*Objective*. Word for word, quote all of the material, omitting the pictures.

*Recorded data*.

──────────────────────────────

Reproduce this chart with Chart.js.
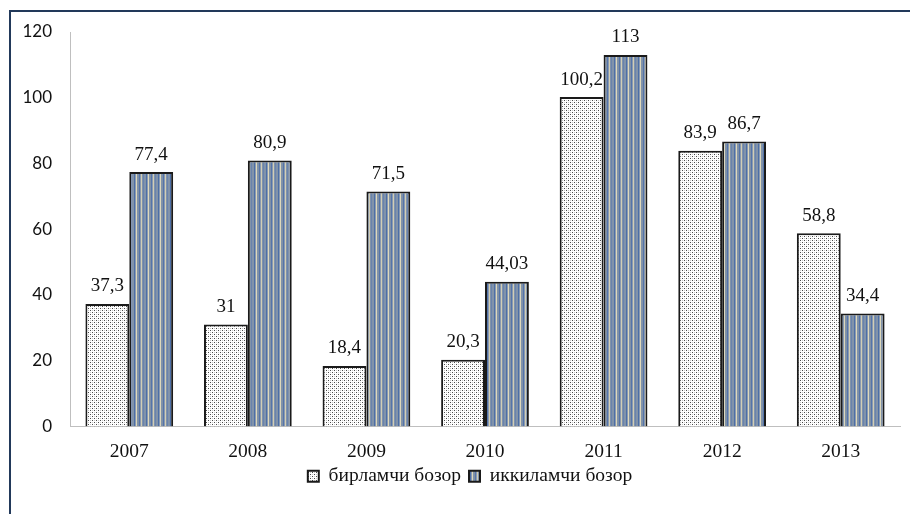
<!DOCTYPE html>
<html>
<head>
<meta charset="utf-8">
<script src="https://cdn.jsdelivr.net/npm/chart.js@4.4.0/dist/chart.umd.min.js"></script>
<style>
  html, body { margin: 0; padding: 0; background: #fff; }
  #wrap { position: relative; width: 910px; height: 514px; overflow: hidden; }
  #frame {
    position: absolute; left: 9px; top: 10px; width: 920px; height: 520px;
    border-left: 2px solid #22395a; border-top: 2px solid #22395a;
    box-sizing: border-box; pointer-events: none;
  }
  canvas { position: absolute; left: 0; top: 0; }
</style>
</head>
<body>
<div id="wrap">
  <canvas id="chart" width="910" height="514"></canvas>
  <div id="frame"></div>
</div>
<script>
// Data
const years = ['2007', '2008', '2009', '2010', '2011', '2012', '2013'];
const primaryMarket = [37.3, 31, 18.4, 20.3, 100.2, 83.9, 58.8];
const secondaryMarket = [77.4, 80.9, 71.5, 44.03, 113, 86.7, 34.4];
const primaryLabels = ['37,3', '31', '18,4', '20,3', '100,2', '83,9', '58,8'];
const secondaryLabels = ['77,4', '80,9', '71,5', '44,03', '113', '86,7', '34,4'];
const seriesNames = ['бирламчи бозор', 'иккиламчи бозор'];

// Fill patterns: fine dots and vertical stripes
function dotPattern(ctx) {
  const c = document.createElement('canvas');
  c.width = 4; c.height = 4;
  const g = c.getContext('2d');
  g.fillStyle = '#ffffff';
  g.fillRect(0, 0, 4, 4);
  g.fillStyle = '#4a4a4a';
  g.fillRect(0, 0, 1, 1);
  g.fillRect(2, 2, 1, 1);
  g.fillStyle = '#c8c8c8';
  g.fillRect(2, 0, 1, 1);
  g.fillRect(0, 2, 1, 1);
  return ctx.createPattern(c, 'repeat');
}

function stripePattern(ctx) {
  const cols = ['#8193aa', '#8193aa', '#4d6fa6', '#8a9ab0', '#ddd8bc', '#8193aa',
                '#7f90a6', '#5474aa', '#8a9ab0', '#d2ceb6', '#8193aa', '#6983ad'];
  const c = document.createElement('canvas');
  c.width = cols.length; c.height = 4;
  const g = c.getContext('2d');
  cols.forEach((col, i) => {
    g.fillStyle = col;
    g.fillRect(i, 0, 1, 4);
  });
  return ctx.createPattern(c, 'repeat');
}

const canvas = document.getElementById('chart');
const ctx = canvas.getContext('2d');

// Value labels above each bar
const valueLabels = {
  id: 'valueLabels',
  afterLayout(chart) {
    // legend sits a little right of the canvas centre
    chart.legend.left += 20;
    chart.legend.right += 20;
  },
  afterDatasetsDraw(chart) {
    const g = chart.ctx;
    const texts = [primaryLabels, secondaryLabels];
    g.save();
    g.font = '19px "Liberation Serif", "Times New Roman", serif';
    g.fillStyle = '#111';
    g.textAlign = 'center';
    g.textBaseline = 'bottom';
    chart.data.datasets.forEach((ds, i) => {
      chart.getDatasetMeta(i).data.forEach((bar, j) => {
        g.fillText(texts[i][j], bar.x, bar.y - 8);
      });
    });
    g.restore();
  }
};

new Chart(ctx, {
  type: 'bar',
  data: {
    labels: years,
    datasets: [
      {
        label: seriesNames[0],
        data: primaryMarket,
        backgroundColor: dotPattern(ctx),
        borderColor: '#1a1a1a',
        borderWidth: 2,
        borderSkipped: 'bottom'
      },
      {
        label: seriesNames[1],
        data: secondaryMarket,
        backgroundColor: stripePattern(ctx),
        borderColor: '#1a1a1a',
        borderWidth: 2,
        borderSkipped: 'bottom'
      }
    ]
  },
  options: {
    responsive: false,
    animation: false,
    devicePixelRatio: 1,
    categoryPercentage: 0.74,
    barPercentage: 1.0,
    layout: { padding: { left: 0, right: 10, top: 32, bottom: 18 } },
    scales: {
      x: {
        grid: { display: false, drawTicks: false },
        border: { display: true, color: '#bfbfbf', width: 1 },
        ticks: {
          color: '#111',
          padding: 14,
          font: { family: '"Liberation Serif", "Times New Roman", serif', size: 19.5 }
        },
        afterFit(scale) { scale.height = 32; }
      },
      y: {
        min: 0,
        max: 120,
        grid: { display: false, drawTicks: false },
        border: { display: true, color: '#bfbfbf', width: 1 },
        ticks: {
          stepSize: 20,
          color: '#111',
          padding: 18,
          font: { family: 'Lato, "Open Sans", sans-serif', size: 17 }
        },
        afterFit(scale) { scale.width = 70; }
      }
    },
    plugins: {
      legend: {
        position: 'bottom',
        labels: {
          boxWidth: 11,
          boxHeight: 11,
          padding: 8,
          color: '#111',
          font: { family: '"Liberation Serif", "Times New Roman", serif', size: 19.5 }
        }
      },
      tooltip: { enabled: false }
    }
  },
  plugins: [valueLabels]
});
</script>
</body>
</html>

──────────────────────────────

*Written answer*.
Reproduce this chart with Chart.js.
<!DOCTYPE html>
<html>
<head>
<meta charset="utf-8">
<script src="https://cdn.jsdelivr.net/npm/chart.js@4.4.0/dist/chart.umd.min.js"></script>
<style>
  html, body { margin: 0; padding: 0; background: #fff; }
  #wrap { position: relative; width: 910px; height: 514px; overflow: hidden; }
  #frame {
    position: absolute; left: 9px; top: 10px; width: 920px; height: 520px;
    border-left: 2px solid #22395a; border-top: 2px solid #22395a;
    box-sizing: border-box; pointer-events: none;
  }
  canvas { position: absolute; left: 0; top: 0; }
</style>
</head>
<body>
<div id="wrap">
  <canvas id="chart" width="910" height="514"></canvas>
  <div id="frame"></div>
</div>
<script>
// Data
const years = ['2007', '2008', '2009', '2010', '2011', '2012', '2013'];
const primaryMarket = [37.3, 31, 18.4, 20.3, 100.2, 83.9, 58.8];
const secondaryMarket = [77.4, 80.9, 71.5, 44.03, 113, 86.7, 34.4];
const primaryLabels = ['37,3', '31', '18,4', '20,3', '100,2', '83,9', '58,8'];
const secondaryLabels = ['77,4', '80,9', '71,5', '44,03', '113', '86,7', '34,4'];
const seriesNames = ['бирламчи бозор', 'иккиламчи бозор'];

// Fill patterns: fine dots and vertical stripes
function dotPattern(ctx) {
  const c = document.createElement('canvas');
  c.width = 4; c.height = 4;
  const g = c.getContext('2d');
  g.fillStyle = '#ffffff';
  g.fillRect(0, 0, 4, 4);
  g.fillStyle = '#4a4a4a';
  g.fillRect(0, 0, 1, 1);
  g.fillRect(2, 2, 1, 1);
  g.fillStyle = '#c8c8c8';
  g.fillRect(2, 0, 1, 1);
  g.fillRect(0, 2, 1, 1);
  return ctx.createPattern(c, 'repeat');
}

function stripePattern(ctx) {
  const cols = ['#8193aa', '#8193aa', '#4d6fa6', '#8a9ab0', '#ddd8bc', '#8193aa',
                '#7f90a6', '#5474aa', '#8a9ab0', '#d2ceb6', '#8193aa', '#6983ad'];
  const c = document.createElement('canvas');
  c.width = cols.length; c.height = 4;
  const g = c.getContext('2d');
  cols.forEach((col, i) => {
    g.fillStyle = col;
    g.fillRect(i, 0, 1, 4);
  });
  return ctx.createPattern(c, 'repeat');
}

const canvas = document.getElementById('chart');
const ctx = canvas.getContext('2d');

// Value labels above each bar
const valueLabels = {
  id: 'valueLabels',
  afterLayout(chart) {
    // legend sits a little right of the canvas centre
    chart.legend.left += 20;
    chart.legend.right += 20;
  },
  afterDatasetsDraw(chart) {
    const g = chart.ctx;
    const texts = [primaryLabels, secondaryLabels];
    g.save();
    g.font = '19px "Liberation Serif", "Times New Roman", serif';
    g.fillStyle = '#111';
    g.textAlign = 'center';
    g.textBaseline = 'bottom';
    chart.data.datasets.forEach((ds, i) => {
      chart.getDatasetMeta(i).data.forEach((bar, j) => {
        g.fillText(texts[i][j], bar.x, bar.y - 8);
      });
    });
    g.restore();
  }
};

new Chart(ctx, {
  type: 'bar',
  data: {
    labels: years,
    datasets: [
      {
        label: seriesNames[0],
        data: primaryMarket,
        backgroundColor: dotPattern(ctx),
        borderColor: '#1a1a1a',
        borderWidth: 2,
        borderSkipped: 'bottom'
      },
      {
        label: seriesNames[1],
        data: secondaryMarket,
        backgroundColor: stripePattern(ctx),
        borderColor: '#1a1a1a',
        borderWidth: 2,
        borderSkipped: 'bottom'
      }
    ]
  },
  options: {
    responsive: false,
    animation: false,
    devicePixelRatio: 1,
    categoryPercentage: 0.74,
    barPercentage: 1.0,
    layout: { padding: { left: 0, right: 10, top: 32, bottom: 18 } },
    scales: {
      x: {
        grid: { display: false, drawTicks: false },
        border: { display: true, color: '#bfbfbf', width: 1 },
        ticks: {
          color: '#111',
          padding: 14,
          font: { family: '"Liberation Serif", "Times New Roman", serif', size: 19.5 }
        },
        afterFit(scale) { scale.height = 32; }
      },
      y: {
        min: 0,
        max: 120,
        grid: { display: false, drawTicks: false },
        border: { display: true, color: '#bfbfbf', width: 1 },
        ticks: {
          stepSize: 20,
          color: '#111',
          padding: 18,
          font: { family: 'Lato, "Open Sans", sans-serif', size: 17 }
        },
        afterFit(scale) { scale.width = 70; }
      }
    },
    plugins: {
      legend: {
        position: 'bottom',
        labels: {
          boxWidth: 11,
          boxHeight: 11,
          padding: 8,
          color: '#111',
          font: { family: '"Liberation Serif", "Times New Roman", serif', size: 19.5 }
        }
      },
      tooltip: { enabled: false }
    }
  },
  plugins: [valueLabels]
});
</script>
</body>
</html>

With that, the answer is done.